OK – me first…..
In the days before emails, facebook and twitter we used to circulate jokes and funny articles on the fax machine. And although it wasn’t funny – the story of the Captain of the MTS Oceanos was one such story that circulated throughout South Africa. The fact that most of the crew and the Captain left the ship before any passengers was astonishing. So therefore the Captain became known by his nick name “Captain OK – me first”.
But let’s go back a bit. You will remember in my last blog I told you about my first ever cruise on the Odysseus, part of the Epirotiki line. Apparently the idea of these cruises out of Durban to Mozambique and beyond had become quite popular so after our Odysseus cruise in 1989 Epirotiki brought in another ship the Oceanos – holding just over 500 passengers – to do this popular route.
So what happened that day – here is the timeline from wiki –
On 3 August 1991, Oceanos – initially delayed due to a bomb threat – set out from East London, South Africa and headed for Durban. Captain Yiannis Avranas (born c. 1940) had been an officer for twenty years and a seaman for thirty. Oceanos headed into 40-knot winds and 9 m (30 ft) swells. Usually, there would have been a “sail-away” party on deck with the ship’s musicians and British entertainers Moss and Tracy Hills. However, due to the rough seas, this was held inside in the Four Seasons lounge; most passengers chose to stay in their cabins.
The storm worsened as the evening progressed and when the first sitting of dinner was served, the waiters could hardly carry the trays of food without dropping something. Eventually Oceanos was rolling about from side to side so badly that crockery and cutlery began sliding off the tables and potted plants fell over.
While trying to make up time due to the earlier delay, Oceanos encountered rough seas. Earlier repairs to the waste disposal system had not been completed, which meant that a vital ventilation pipe which ran through the watertight aft bulkhead and the non-return valves was not replaced. It is believed that after a series of freak waves slammed against the ship, the pipe’s shell plating burst open and began filling the compartment with seawater. At about 9:30 pm, a muffled explosion was heard and Oceanos lost power. The ship started taking on water, rapidly flooding the engine room. By the next morning rescuers found Oceanos adrift just off Coffee Bay, listing badly to its starboard side.“
Now it is significant that the ship was adrift just off Coffee Bay, a small town located on what is known as the Wild Coast of South Africa. It was given that name for good reason as it was known as an area of freak storms, heavy seas and many shipwrecks over the years. It also happens to be a fairly isolated part of South Africa being bout 200 kms from the nearest port Durban and very few roads and highways in the area.

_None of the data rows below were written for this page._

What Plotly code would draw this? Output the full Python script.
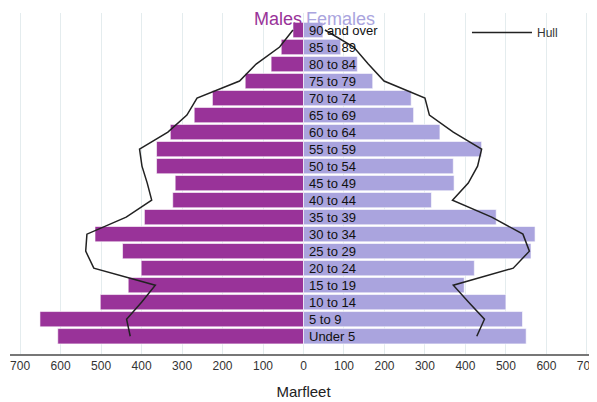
import plotly.graph_objects as go

ages = ["Under 5", "5 to 9", "10 to 14", "15 to 19", "20 to 24", "25 to 29",
        "30 to 34", "35 to 39", "40 to 44", "45 to 49", "50 to 54", "55 to 59",
        "60 to 64", "65 to 69", "70 to 74", "75 to 79", "80 to 84", "85 to 89",
        "90 and over"]
males = [607, 651, 502, 433, 401, 447, 515, 393, 323, 317, 363, 363,
         329, 270, 225, 144, 80, 55, 26]
females = [550, 541, 500, 397, 422, 562, 572, 476, 316, 372, 370, 440,
           337, 272, 266, 171, 133, 92, 48]
hull_males = [428, 437, 400, 366, 518, 538, 535, 438, 375, 386, 399, 405,
              335, 288, 263, 158, 117, 59, 26]
hull_females = [428, 447, 408, 370, 518, 558, 542, 465, 368, 407, 430, 440,
                370, 311, 300, 199, 160, 124, 53]
tick_vals = [-700, -600, -500, -400, -300, -200, -100, 0, 100, 200, 300, 400, 500, 600, 700]
tick_text = [str(abs(v)) for v in tick_vals]

MALE_C = "#993399"
FEMALE_C = "#aaa4de"
FONT = "Liberation Sans, Arial, sans-serif"

idx = list(range(len(ages)))

fig = go.Figure()
fig.add_trace(go.Bar(y=idx, x=[-v for v in males], orientation="h", name="Males",
                     marker=dict(color=MALE_C, line=dict(color="rgba(255,255,255,0.6)", width=1)),
                     width=0.9, showlegend=False, hoverinfo="skip"))
fig.add_trace(go.Bar(y=idx, x=females, orientation="h", name="Females",
                     marker=dict(color=FEMALE_C, line=dict(color="rgba(255,255,255,0.6)", width=1)),
                     width=0.9, showlegend=False, hoverinfo="skip"))

hx = [-v for v in hull_males] + [None] + hull_females
hy = idx + [None] + idx
fig.add_trace(go.Scatter(x=hx, y=hy, mode="lines", name="Hull",
                         line=dict(color="#222222", width=1.5), connectgaps=False))

for i, a in enumerate(ages):
    fig.add_annotation(x=0, y=i, text=a, showarrow=False, xanchor="left", yanchor="middle",
                       xshift=3, font=dict(family=FONT, size=13, color="#111111"))

fig.add_annotation(x=0, y=1, yref="paper", text="Males", showarrow=False, xanchor="right",
                   yanchor="top", xshift=-1, yshift=5, borderpad=0,
                   font=dict(family=FONT, size=18, color=MALE_C))
fig.add_annotation(x=0, y=1, yref="paper", text="Females", showarrow=False, xanchor="left",
                   yanchor="top", xshift=1, yshift=5, borderpad=0,
                   font=dict(family=FONT, size=18, color=FEMALE_C))

fig.update_layout(
    width=597, height=402,
    margin=dict(l=2, r=8, t=5, b=56),
    barmode="overlay", bargap=0.1,
    plot_bgcolor="white", paper_bgcolor="white",
    font=dict(family=FONT, color="#333333"),
    legend=dict(x=0.7785, y=0.985, xanchor="left", yanchor="top", bgcolor="rgba(0,0,0,0)",
                font=dict(family=FONT, size=12, color="#333333"), itemwidth=60),
    xaxis=dict(range=[-725, 725], tickvals=tick_vals, ticktext=tick_text,
               showgrid=True, gridcolor="#e4ecee", gridwidth=1, zeroline=False,
               showline=True, linecolor="#777777", linewidth=1.5,
               ticks="", ticklabeloverflow="allow",
               tickfont=dict(family=FONT, size=12, color="#333333"),
               title=dict(text="Marfleet", font=dict(family=FONT, size=15, color="#222222"), standoff=14)),
    yaxis=dict(range=[-1.045, 19], showticklabels=False, showgrid=False, zeroline=False,
               showline=False, fixedrange=True),
)

fig.write_html("out.html")
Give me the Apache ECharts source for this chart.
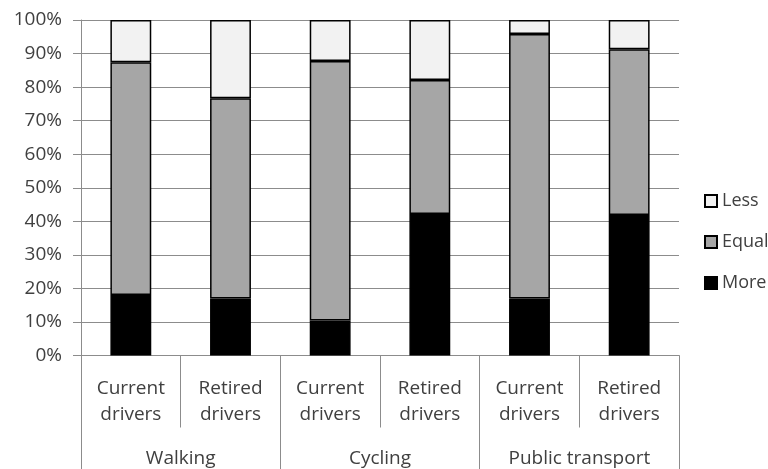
<!DOCTYPE html>
<html>
<head>
<meta charset="utf-8">
<script src="https://cdn.jsdelivr.net/npm/echarts@6/dist/echarts.min.js"></script>
<style>html,body{margin:0;padding:0;background:#fff}#c{width:768px;height:469px}</style>
</head>
<body>
<div id="c"></div>
<script>
const categories = ['Current\ndrivers','Retired\ndrivers','Current\ndrivers','Retired\ndrivers','Current\ndrivers','Retired\ndrivers'];
const groups = ['Walking','Cycling','Public transport'];
const moreValues = [18.0, 17.0, 10.4, 42.2, 17.0, 41.9];
const equalValues = [69.4, 59.7, 77.4, 39.9, 78.8, 49.4];
const lessValues = [12.6, 23.3, 12.2, 17.9, 4.2, 8.7];
const yTicks = [0,10,20,30,40,50,60,70,80,90,100];

const gridColor = '#8c8c8c';
const textColor = '#404040';
const font = 'Open Sans';

const chart = echarts.init(document.getElementById('c'));
const mk = (name, data, color) => ({
  name, type: 'bar', stack: 'total', data, barWidth: '41%',
  itemStyle: { color, borderColor: '#000', borderWidth: 1.5 }
});
chart.setOption({
  animation: false,
  backgroundColor: '#fff',
  textStyle: { fontFamily: font },
  grid: { left: 81, right: 89, top: 20, bottom: 113.5 },
  legend: {
    data: ['Less','Equal','More'], orient: 'vertical', left: 699, top: 187,
    itemWidth: 12, itemHeight: 12, itemGap: 23, icon: 'rect',
    textStyle: { fontFamily: font, fontSize: 18, lineHeight: 18, color: textColor }
  },
  xAxis: [
    { type: 'category', data: categories,
      axisLine: { lineStyle: { color: gridColor, width: 1 } },
      axisTick: { show: true, length: 72, interval: 0, lineStyle: { color: gridColor } },
      axisLabel: { interval: 0, margin: 20, fontSize: 19, lineHeight: 26, color: textColor, fontFamily: font } },
    { type: 'category', data: groups, position: 'bottom',
      axisLine: { show: false },
      axisTick: { show: true, length: 114, interval: 0, lineStyle: { color: gridColor } },
      axisLabel: { interval: 0, margin: 94, fontSize: 19, color: textColor, fontFamily: font } }
  ],
  yAxis: {
    type: 'value', min: 0, max: 100, interval: 10,
    axisLine: { show: true, lineStyle: { color: gridColor } },
    axisTick: { show: true, length: 8, lineStyle: { color: gridColor } },
    splitLine: { lineStyle: { color: gridColor } },
    axisLabel: { formatter: v => yTicks.includes(v) ? v + '%' : '', fontSize: 19, color: textColor, margin: 19, fontFamily: font }
  },
  series: [
    mk('More', moreValues, '#000000'),
    mk('Equal', equalValues, '#a6a6a6'),
    mk('Less', lessValues, '#f2f2f2')
  ]
});
</script>
</body>
</html>
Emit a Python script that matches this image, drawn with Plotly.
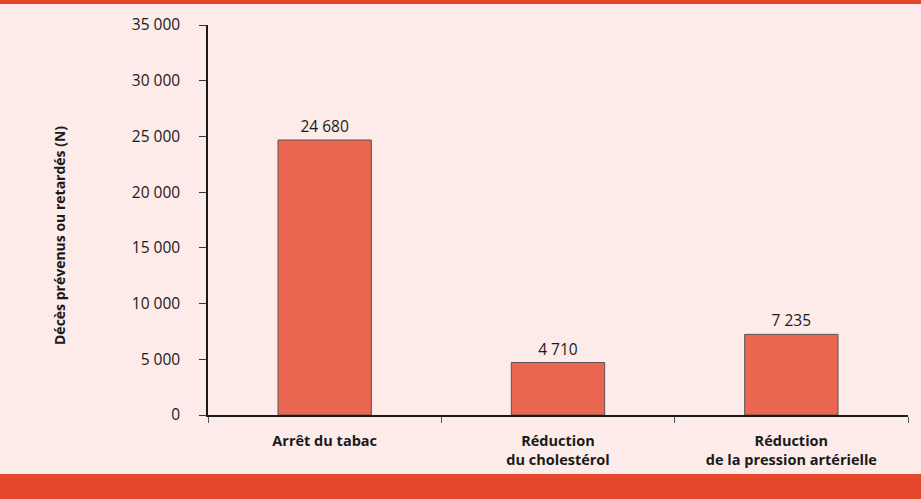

Because of the bad weather apparently many of the passengers had decided to get an early night but when they woke up in the morning they found the ship drifting and listing badly. The next entry in the story will blow your mind. The rescue effort apparently had started before dawn with many of the crew leaving the ship at 3 am and the Captain taking one of the first rescue helicopters. This is where he got his nickname “OK me first”. This is a transcript from one of the messages to the Oceanos from one of the rescue ships
–4 August 1991 —
Rescue ship to a person on the bridge of the fast sinking OCEANOS
“Where are you?”
“I don’t really know, somewhere between East London and Durban.”
“Can you give me your actual position?”
“What is your rank?”
“I’m the guitarist”
It’s true! The entertainment staff saved the day and not a life was lost.
Now as this whole drama started in the middle of the night imagine my feelings getting ready for work in Swaziland when I switched on the TV and saw this live footage of the badly listing ship off the Wild Coast. For a minute I thought it was the Odysseus itself that was sinking and having so recently cruised this area we could not believe our eyes. We sat glued to the screen while helicopters from the South African Defence Force were able to shuttle about 250 passengers off the top deck.
The entertainers became South African heroes – the magician, the Entertainment manager, the singers and dancers – they arranged an orderly evacuation and were the last ones to be hitched up by the helicopters. The ship did not disappear quickly and we sat glued to our screens while it slowly filled with water and tipped sideways.
Then as the nose filled with air the stern rose up out of the water. Deck chairs and cushions slid along the deck. It was like watching Titanic. And then slowly and gracefully the Oceanos slipped under the water and disappeared completely.
Fascinated? Watch this short youtube documentary with footage from the rescue.
Wow – so the lesson here?
On your next cruise be nice to the entertainment staff, laugh loudly at the comedian and get a front row seat for the magician’s show. You never know!